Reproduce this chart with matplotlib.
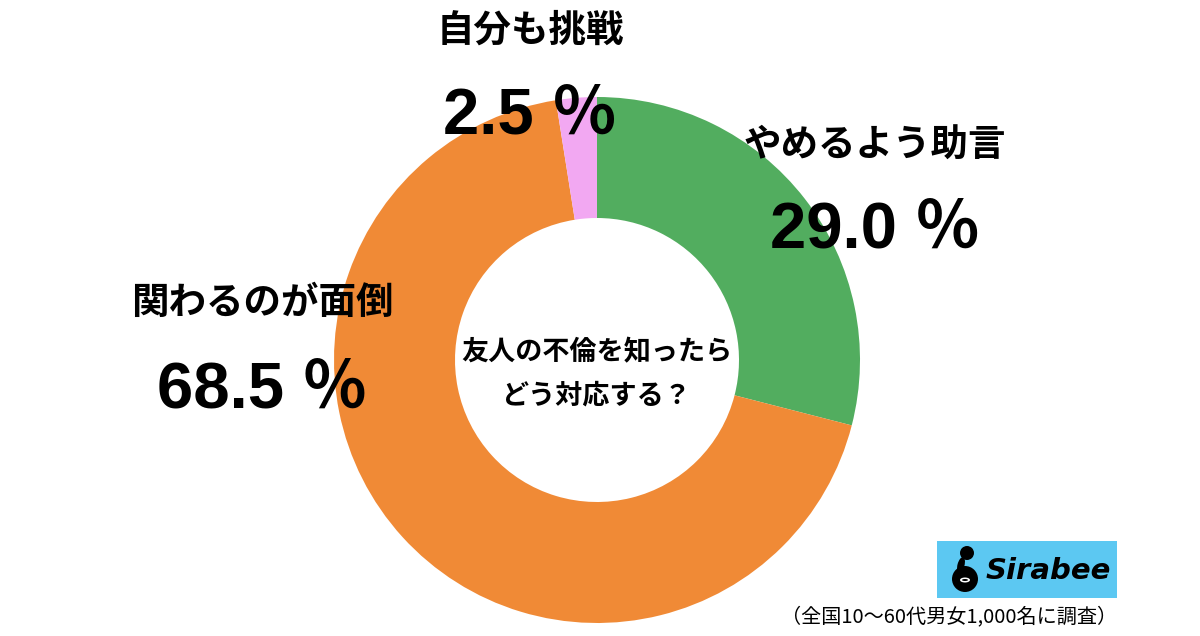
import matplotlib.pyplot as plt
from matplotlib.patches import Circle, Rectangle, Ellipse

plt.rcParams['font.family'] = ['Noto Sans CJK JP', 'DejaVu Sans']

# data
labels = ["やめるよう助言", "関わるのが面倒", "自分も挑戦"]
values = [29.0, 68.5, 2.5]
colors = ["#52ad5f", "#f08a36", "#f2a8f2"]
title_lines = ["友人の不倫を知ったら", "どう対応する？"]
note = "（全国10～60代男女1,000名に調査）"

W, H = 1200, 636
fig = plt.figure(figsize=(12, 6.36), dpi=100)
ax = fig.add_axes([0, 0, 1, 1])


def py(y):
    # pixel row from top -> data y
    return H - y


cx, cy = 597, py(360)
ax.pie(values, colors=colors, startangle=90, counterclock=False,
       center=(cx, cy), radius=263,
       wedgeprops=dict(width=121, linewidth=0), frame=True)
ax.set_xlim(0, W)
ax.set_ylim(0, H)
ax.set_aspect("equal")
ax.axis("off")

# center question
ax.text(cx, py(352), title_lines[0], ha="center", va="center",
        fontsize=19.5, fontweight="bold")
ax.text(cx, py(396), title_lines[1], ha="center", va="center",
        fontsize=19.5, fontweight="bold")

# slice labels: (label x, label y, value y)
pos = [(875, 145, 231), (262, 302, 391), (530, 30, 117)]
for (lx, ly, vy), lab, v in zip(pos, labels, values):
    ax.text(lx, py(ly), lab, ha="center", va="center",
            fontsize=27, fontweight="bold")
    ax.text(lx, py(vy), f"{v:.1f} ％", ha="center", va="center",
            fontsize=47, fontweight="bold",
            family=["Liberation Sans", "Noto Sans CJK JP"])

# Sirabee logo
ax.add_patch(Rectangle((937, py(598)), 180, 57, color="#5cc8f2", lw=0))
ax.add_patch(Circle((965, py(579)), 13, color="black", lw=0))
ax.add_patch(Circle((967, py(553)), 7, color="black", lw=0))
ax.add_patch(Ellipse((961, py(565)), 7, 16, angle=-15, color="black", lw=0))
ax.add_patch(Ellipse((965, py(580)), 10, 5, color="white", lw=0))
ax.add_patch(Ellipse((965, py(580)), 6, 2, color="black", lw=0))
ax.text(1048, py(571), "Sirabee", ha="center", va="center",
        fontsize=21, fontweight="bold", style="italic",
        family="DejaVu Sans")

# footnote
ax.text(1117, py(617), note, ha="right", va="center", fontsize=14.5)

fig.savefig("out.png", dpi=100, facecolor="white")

※ ※ ※

REQUIRED TASK
Print out the whole of the material word for word, without pictures.

ANSWER BELOW
Reproduce this chart with matplotlib.
import matplotlib.pyplot as plt
from matplotlib.patches import Circle, Rectangle, Ellipse

plt.rcParams['font.family'] = ['Noto Sans CJK JP', 'DejaVu Sans']

# data
labels = ["やめるよう助言", "関わるのが面倒", "自分も挑戦"]
values = [29.0, 68.5, 2.5]
colors = ["#52ad5f", "#f08a36", "#f2a8f2"]
title_lines = ["友人の不倫を知ったら", "どう対応する？"]
note = "（全国10～60代男女1,000名に調査）"

W, H = 1200, 636
fig = plt.figure(figsize=(12, 6.36), dpi=100)
ax = fig.add_axes([0, 0, 1, 1])


def py(y):
    # pixel row from top -> data y
    return H - y


cx, cy = 597, py(360)
ax.pie(values, colors=colors, startangle=90, counterclock=False,
       center=(cx, cy), radius=263,
       wedgeprops=dict(width=121, linewidth=0), frame=True)
ax.set_xlim(0, W)
ax.set_ylim(0, H)
ax.set_aspect("equal")
ax.axis("off")

# center question
ax.text(cx, py(352), title_lines[0], ha="center", va="center",
        fontsize=19.5, fontweight="bold")
ax.text(cx, py(396), title_lines[1], ha="center", va="center",
        fontsize=19.5, fontweight="bold")

# slice labels: (label x, label y, value y)
pos = [(875, 145, 231), (262, 302, 391), (530, 30, 117)]
for (lx, ly, vy), lab, v in zip(pos, labels, values):
    ax.text(lx, py(ly), lab, ha="center", va="center",
            fontsize=27, fontweight="bold")
    ax.text(lx, py(vy), f"{v:.1f} ％", ha="center", va="center",
            fontsize=47, fontweight="bold",
            family=["Liberation Sans", "Noto Sans CJK JP"])

# Sirabee logo
ax.add_patch(Rectangle((937, py(598)), 180, 57, color="#5cc8f2", lw=0))
ax.add_patch(Circle((965, py(579)), 13, color="black", lw=0))
ax.add_patch(Circle((967, py(553)), 7, color="black", lw=0))
ax.add_patch(Ellipse((961, py(565)), 7, 16, angle=-15, color="black", lw=0))
ax.add_patch(Ellipse((965, py(580)), 10, 5, color="white", lw=0))
ax.add_patch(Ellipse((965, py(580)), 6, 2, color="black", lw=0))
ax.text(1048, py(571), "Sirabee", ha="center", va="center",
        fontsize=21, fontweight="bold", style="italic",
        family="DejaVu Sans")

# footnote
ax.text(1117, py(617), note, ha="right", va="center", fontsize=14.5)

fig.savefig("out.png", dpi=100, facecolor="white")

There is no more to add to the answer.